Subject: Re: [boost] [gsoc] Request Feedback for Boost.Ustr Unicode String Adapter
From: Phil Endecott (spam_from_boost_dev_at_[hidden])
Date: 2011-08-14 10:12:44


Soares Chen Ruo Fei wrote:

>> with non-Unicode CJK encodings
>> like Shift-JIS or GBK there is no
>> way to go backward

> Ahh I see so that's quite nasty, but actually it still can be done
> with the sacrifice on efficiency. Basically since the iterator already
> has the begin and end boundary iterators it can simply reiterate all
> over from the beginning of the string. Although doing so is roughly
> O(N^2) it shouldn't make significant impact as developers rarely use
> this multi-byte encoding and even seldom use the reverse decoding
> function.

As a general point, I believe it's a bad idea to hide a surprise like
O(N^2) instead of O(N) complexity in a "rare" case.

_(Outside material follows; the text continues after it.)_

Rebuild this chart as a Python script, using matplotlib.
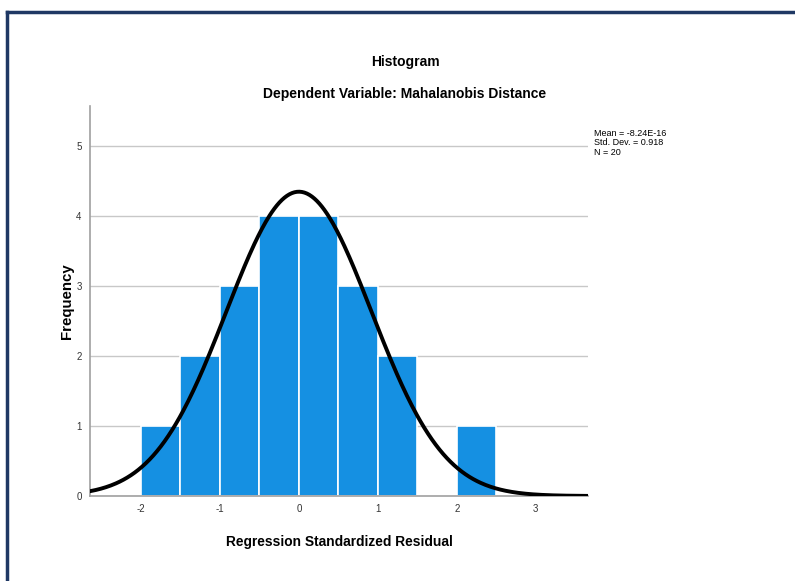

Doing so means
that users will implement something that seems to work, and then get
bitten later when it doesn't work in the field. (For example, the
first time that a customer in Japan tries to process a 1 MB file and it
takes a million times longer than expected.)

It would be better to not provide the inefficient case at all. Compare
with how std::list doesn't provide random access, even though it could
do so in O(N). Looking at your character set iterator, it seems to me
that you could have a forward-only iterator and a bidirectional
iterator for UTF, but only the former for these other encodings. Not
storing the begin iterator when only forward iteration is needed also
saves space.

Regards, Phil.